▶ [Your instructions]: Copy out the listing that follows exactly, dropping every picture.

▶ [Given data]:
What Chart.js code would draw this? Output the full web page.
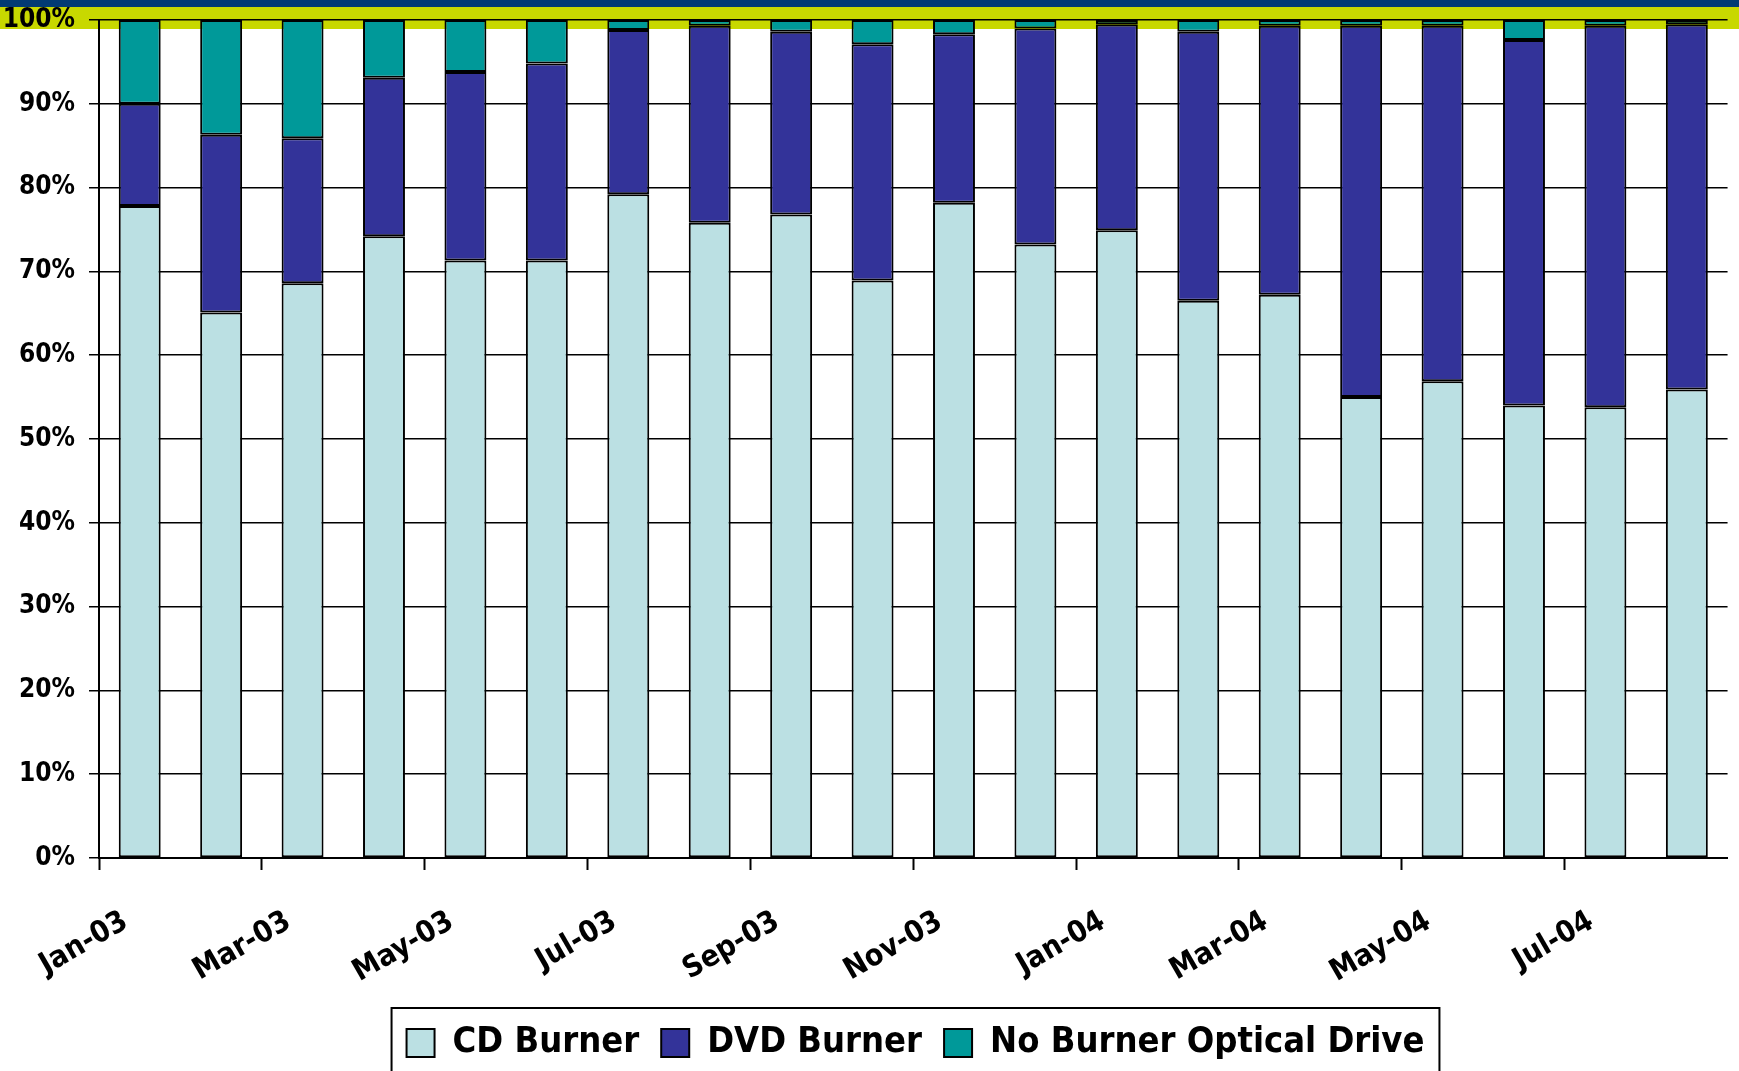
<!DOCTYPE html>
<html>
<head>
<meta charset="utf-8">
<script src="https://cdn.jsdelivr.net/npm/chart.js@4.4.1/dist/chart.umd.min.js"></script>
<style>
  html, body { margin: 0; padding: 0; background: #fff; }
  #wrap { width: 1739px; height: 1071px; position: relative; }
</style>
</head>
<body>
<div id="wrap"><canvas id="chart" width="1739" height="1071"></canvas></div>
<script>
// months, Jan-03 .. Aug-04
const months = ["Jan-03", "Feb-03", "Mar-03", "Apr-03", "May-03", "Jun-03", "Jul-03", "Aug-03", "Sep-03", "Oct-03",
  "Nov-03", "Dec-03", "Jan-04", "Feb-04", "Mar-04", "Apr-04", "May-04", "Jun-04", "Jul-04", "Aug-04"];

// share of units, %
const cdBurner = [77.8, 65.1, 68.6, 74.2, 71.3, 71.3, 79.2, 75.8, 76.8, 68.9,
  78.2, 73.2, 74.9, 66.5, 67.2, 55.0, 56.9, 54.0, 53.8, 55.9];
const dvdBurner = [12.2, 21.2, 17.3, 18.9, 22.5, 23.5, 19.6, 23.5, 21.8, 28.2,
  20.1, 25.8, 24.6, 32.1, 32.1, 44.3, 42.4, 43.6, 45.5, 43.6];
const noBurner = [10.0, 13.7, 14.1, 6.9, 6.2, 5.2, 1.2, 0.7, 1.4, 2.9,
  1.7, 1.0, 0.5, 1.4, 0.7, 0.7, 0.7, 2.4, 0.7, 0.5];

const yTicks = [0, 10, 20, 30, 40, 50, 60, 70, 80, 90, 100];

const FONT = "'Liberation Sans Narrow', 'DejaVu Sans Condensed', 'Liberation Sans', sans-serif";

// header band behind the chart (dark blue strip + yellow-green strip)
const bandPlugin = {
  id: 'band',
  beforeDraw(chart) {
    const ctx = chart.ctx;
    ctx.save();
    ctx.fillStyle = '#ffffff';
    ctx.fillRect(0, 0, chart.width, chart.height);
    ctx.fillStyle = '#c8d800';
    ctx.fillRect(0, 7, chart.width, 22);
    ctx.fillStyle = '#023a73';
    ctx.fillRect(0, 0, chart.width, 7);
    ctx.restore();
  }
};

// legend sits a bit right of the page centre in the original
const legendShift = {
  id: 'legendShift',
  afterLayout(chart) {
    chart.legend.left += 49;
    chart.legend.right += 49;
  }
};

// frame round the legend, open at the bottom edge like the original
const legendFrame = {
  id: 'legendFrame',
  afterDraw(chart) {
    const lg = chart.legend;
    if (!lg || !lg.legendHitBoxes.length) return;
    const boxes = lg.legendHitBoxes;
    const first = boxes[0], last = boxes[boxes.length - 1];
    const ctx = chart.ctx;
    ctx.save();
    ctx.strokeStyle = '#000';
    ctx.lineWidth = 2;
    ctx.strokeRect(first.left - 15, first.top - 17, last.left + last.width - first.left + 30, 120);
    ctx.restore();
  }
};

const seg = (label, data, color) => ({
  label, data,
  backgroundColor: color,
  borderColor: '#000',
  borderWidth: 2,
  borderSkipped: false,
  barPercentage: 0.515,
  categoryPercentage: 1
});

new Chart(document.getElementById('chart'), {
  type: 'bar',
  data: {
    labels: months,
    datasets: [
      seg('CD Burner', cdBurner, '#bbe0e3'),
      seg('DVD Burner', dvdBurner, '#333399'),
      seg('No Burner Optical Drive', noBurner, '#009999')
    ]
  },
  options: {
    responsive: false,
    animation: false,
    layout: { padding: { left: 0, right: 6, top: 20, bottom: 0 } },
    plugins: {
      tooltip: { enabled: false },
      legend: {
        position: 'bottom',
        labels: {
          color: '#000',
          boxWidth: 28,
          boxHeight: 28,
          padding: 22,
          font: { family: FONT, size: 36, weight: 'bold' }
        }
      }
    },
    scales: {
      x: {
        stacked: true,
        offset: true,
        afterFit(scale) { scale.height = 145; },
        grid: {
          offset: true,
          drawOnChartArea: false,
          drawTicks: true,
          tickLength: 12,
          tickWidth: 2,
          tickColor: ctx => (ctx.index % 2 === 0 ? '#000' : 'rgba(0,0,0,0)')
        },
        border: { display: true, color: '#000', width: 2 },
        ticks: {
          autoSkip: false,
          maxRotation: 30,
          minRotation: 30,
          padding: 34,
          labelOffset: -14,
          color: '#000',
          font: { family: FONT, size: 30, weight: 'bold' },
          callback: (v, i) => (i % 2 === 0 ? months[i] : '')
        }
      },
      y: {
        stacked: true,
        min: 0,
        max: 100,
        afterFit(scale) {
          scale.width = 99;
          scale.paddingTop = 0;
          scale.paddingBottom = 0;
        },
        afterBuildTicks(scale) { scale.ticks = yTicks.map(v => ({ value: v })); },
        grid: { color: '#000', lineWidth: 1.5, tickLength: 10 },
        border: { display: true, color: '#000', width: 2 },
        ticks: {
          padding: 14,
          color: '#000',
          font: { family: FONT, size: 26, weight: 'bold' },
          callback: v => v + '%'
        }
      }
    }
  },
  plugins: [bandPlugin, legendShift, legendFrame]
});
</script>
</body>
</html>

▶ [Response]:
What Chart.js code would draw this? Output the full web page.
<!DOCTYPE html>
<html>
<head>
<meta charset="utf-8">
<script src="https://cdn.jsdelivr.net/npm/chart.js@4.4.1/dist/chart.umd.min.js"></script>
<style>
  html, body { margin: 0; padding: 0; background: #fff; }
  #wrap { width: 1739px; height: 1071px; position: relative; }
</style>
</head>
<body>
<div id="wrap"><canvas id="chart" width="1739" height="1071"></canvas></div>
<script>
// months, Jan-03 .. Aug-04
const months = ["Jan-03", "Feb-03", "Mar-03", "Apr-03", "May-03", "Jun-03", "Jul-03", "Aug-03", "Sep-03", "Oct-03",
  "Nov-03", "Dec-03", "Jan-04", "Feb-04", "Mar-04", "Apr-04", "May-04", "Jun-04", "Jul-04", "Aug-04"];

// share of units, %
const cdBurner = [77.8, 65.1, 68.6, 74.2, 71.3, 71.3, 79.2, 75.8, 76.8, 68.9,
  78.2, 73.2, 74.9, 66.5, 67.2, 55.0, 56.9, 54.0, 53.8, 55.9];
const dvdBurner = [12.2, 21.2, 17.3, 18.9, 22.5, 23.5, 19.6, 23.5, 21.8, 28.2,
  20.1, 25.8, 24.6, 32.1, 32.1, 44.3, 42.4, 43.6, 45.5, 43.6];
const noBurner = [10.0, 13.7, 14.1, 6.9, 6.2, 5.2, 1.2, 0.7, 1.4, 2.9,
  1.7, 1.0, 0.5, 1.4, 0.7, 0.7, 0.7, 2.4, 0.7, 0.5];

const yTicks = [0, 10, 20, 30, 40, 50, 60, 70, 80, 90, 100];

const FONT = "'Liberation Sans Narrow', 'DejaVu Sans Condensed', 'Liberation Sans', sans-serif";

// header band behind the chart (dark blue strip + yellow-green strip)
const bandPlugin = {
  id: 'band',
  beforeDraw(chart) {
    const ctx = chart.ctx;
    ctx.save();
    ctx.fillStyle = '#ffffff';
    ctx.fillRect(0, 0, chart.width, chart.height);
    ctx.fillStyle = '#c8d800';
    ctx.fillRect(0, 7, chart.width, 22);
    ctx.fillStyle = '#023a73';
    ctx.fillRect(0, 0, chart.width, 7);
    ctx.restore();
  }
};

// legend sits a bit right of the page centre in the original
const legendShift = {
  id: 'legendShift',
  afterLayout(chart) {
    chart.legend.left += 49;
    chart.legend.right += 49;
  }
};

// frame round the legend, open at the bottom edge like the original
const legendFrame = {
  id: 'legendFrame',
  afterDraw(chart) {
    const lg = chart.legend;
    if (!lg || !lg.legendHitBoxes.length) return;
    const boxes = lg.legendHitBoxes;
    const first = boxes[0], last = boxes[boxes.length - 1];
    const ctx = chart.ctx;
    ctx.save();
    ctx.strokeStyle = '#000';
    ctx.lineWidth = 2;
    ctx.strokeRect(first.left - 15, first.top - 17, last.left + last.width - first.left + 30, 120);
    ctx.restore();
  }
};

const seg = (label, data, color) => ({
  label, data,
  backgroundColor: color,
  borderColor: '#000',
  borderWidth: 2,
  borderSkipped: false,
  barPercentage: 0.515,
  categoryPercentage: 1
});

new Chart(document.getElementById('chart'), {
  type: 'bar',
  data: {
    labels: months,
    datasets: [
      seg('CD Burner', cdBurner, '#bbe0e3'),
      seg('DVD Burner', dvdBurner, '#333399'),
      seg('No Burner Optical Drive', noBurner, '#009999')
    ]
  },
  options: {
    responsive: false,
    animation: false,
    layout: { padding: { left: 0, right: 6, top: 20, bottom: 0 } },
    plugins: {
      tooltip: { enabled: false },
      legend: {
        position: 'bottom',
        labels: {
          color: '#000',
          boxWidth: 28,
          boxHeight: 28,
          padding: 22,
          font: { family: FONT, size: 36, weight: 'bold' }
        }
      }
    },
    scales: {
      x: {
        stacked: true,
        offset: true,
        afterFit(scale) { scale.height = 145; },
        grid: {
          offset: true,
          drawOnChartArea: false,
          drawTicks: true,
          tickLength: 12,
          tickWidth: 2,
          tickColor: ctx => (ctx.index % 2 === 0 ? '#000' : 'rgba(0,0,0,0)')
        },
        border: { display: true, color: '#000', width: 2 },
        ticks: {
          autoSkip: false,
          maxRotation: 30,
          minRotation: 30,
          padding: 34,
          labelOffset: -14,
          color: '#000',
          font: { family: FONT, size: 30, weight: 'bold' },
          callback: (v, i) => (i % 2 === 0 ? months[i] : '')
        }
      },
      y: {
        stacked: true,
        min: 0,
        max: 100,
        afterFit(scale) {
          scale.width = 99;
          scale.paddingTop = 0;
          scale.paddingBottom = 0;
        },
        afterBuildTicks(scale) { scale.ticks = yTicks.map(v => ({ value: v })); },
        grid: { color: '#000', lineWidth: 1.5, tickLength: 10 },
        border: { display: true, color: '#000', width: 2 },
        ticks: {
          padding: 14,
          color: '#000',
          font: { family: FONT, size: 26, weight: 'bold' },
          callback: v => v + '%'
        }
      }
    }
  },
  plugins: [bandPlugin, legendShift, legendFrame]
});
</script>
</body>
</html>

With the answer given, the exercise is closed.